Wednesday, January 30, 2008

Are we about to lose another Industry?

Given the current global financial crisis, which was created on Wall Street, is it possible that the mighty financial industry could go the way of the US manufacturing industries?

Take a trip back to the East coast and you will see the remnants of a huge industry that the US once dominated. Now only the buildings remain of the textile companies that once employed thousands. The mills were shuttered and the work sent abroad where cheaper labor and less restrictions on businesses allowed better profit margins.

Take another trip to the MidWest and you will see the people and cities that were devastated by the exodus of the auto industry. Competition has taken away an industry that was once dominated by the US and employed even more thousands.

It’s happened before to mighty industries. Who would have ever believed the auto industry would falter to this extent? Good paying jobs were lost forever.

Today, we are witnessing the struggles of yet another powerful industry.
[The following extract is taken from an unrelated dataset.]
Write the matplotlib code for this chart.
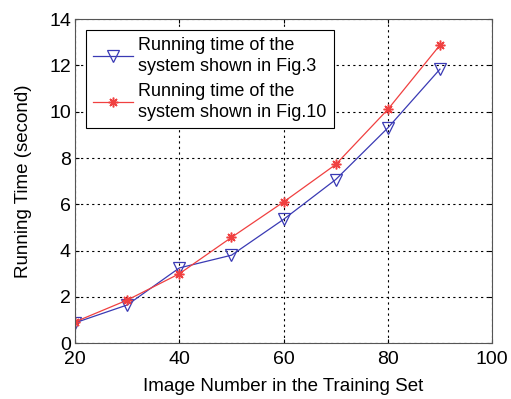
import matplotlib
matplotlib.use('Agg')
import matplotlib.pyplot as plt

# data
image_numbers = [20, 30, 40, 50, 60, 70, 80, 90]
time_fig3 = [0.88, 1.65, 3.25, 3.8, 5.35, 7.07, 9.3, 11.84]
time_fig10 = [0.92, 1.86, 3.0, 4.57, 6.1, 7.72, 10.1, 12.88]

plt.rcParams['font.family'] = ['Liberation Sans', 'DejaVu Sans']

fig = plt.figure(figsize=(5.11, 3.99), dpi=100)
ax = fig.add_axes([0.147, 0.14, 0.816, 0.812])

ax.plot(image_numbers, time_fig3, color='#3a3ab4', linewidth=0.9,
        marker='v', markersize=8, markerfacecolor='none',
        markeredgecolor='#3a3ab4', markeredgewidth=0.9,
        label='Running time of the\nsystem shown in Fig.3')
ax.plot(image_numbers, time_fig10, color='#f04040', linewidth=0.9,
        marker=(8, 2, 0), markersize=7, markerfacecolor='#f04040',
        markeredgecolor='#f04040', markeredgewidth=1.1,
        label='Running time of the\nsystem shown in Fig.10')

ax.set_xlim(20, 100)
ax.set_ylim(0, 14)
ax.set_xticks(range(20, 101, 20))
ax.set_yticks(range(0, 15, 2))
ax.tick_params(labelsize=14, direction='in', length=3, top=True, right=True)
ax.tick_params(axis='x', pad=6)
ax.tick_params(axis='y', pad=3)
ax.grid(True, color='black', linestyle=(0, (2, 3)), linewidth=0.8)
for s in ax.spines.values():
    s.set_color('#555555')

ax.set_xlabel('Image Number in the Training Set', fontsize=13.5, labelpad=7)
ax.set_ylabel('Running Time (second)', fontsize=13.5, labelpad=12)

leg = ax.legend(loc='upper left', fontsize=13, fancybox=False,
                framealpha=1, edgecolor='black', borderaxespad=0.6,
                handlelength=2.2, handletextpad=0.3, labelspacing=0.45,
                borderpad=0.4)
leg.get_frame().set_linewidth(0.8)
for t in leg.get_texts():
    t.set_linespacing(1.3)

fig.savefig('out.png', dpi=100)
The financial services industry has managed to grow incredibly over the last 50 years. At one time, the US was the largest creditor nation in the world and it was only natural that the center of finance was located in New York where the largest suppliers of capital could be found.

That has all changed now. The US is a debtor nation and most of the new capital is coming from Asia and the Middle East. Read any paper and you will see that these new financiers are buying out America.

What has happened to cause this turn of events? Several things have contributed to the current situation.

For starters, government fiscal irresponsibility. Under Bush, the nation's debt has mushroomed. Secondly, the investment banks have gone from private ownership to public allowing risk to be transferred to shareholders.

As a result, the financial institutions were driven to find greater profits and take on riskier sources such as sub prime debt vehicles. In the frenzy, the US financial industry spread billions of dollars in losses around the world shattering it's standing with customers. You lose customers when you sell them junk, just like the auto industry lost its reputation for high quality cars.

Another factor is the devaluing dollar. In the past the dollar was the most stable currency around. It was the standard to measure everything against. Nearly everyone wanted to be paid in US dollars or have their money in US banks. That is no longer the case.

It is very possible that the financial industry, like manufacturing, will be yet another industry lost to foreign competition. In the end, the financial capital could move away, leaving New York a minor role to play and a shadow of it's former self!

Somehow, I don’t think interest rate cuts and tax refunds are the answer….


  1. As far as I understand the introduction of SarbOx also moved some of the investment banking business to London.

  2. That probably did result in moving some firms offshore. The SarbOx Act introduced more oversight, regulations, inspections and disciplining of accounting firms in response to the host of major accounting scandals that took place in early 2000-2 such as Enron, Aldephia, etc.

    If they chose to go to London, does that mean that the UK has more relaxed accounting regulations? I would not have expected that.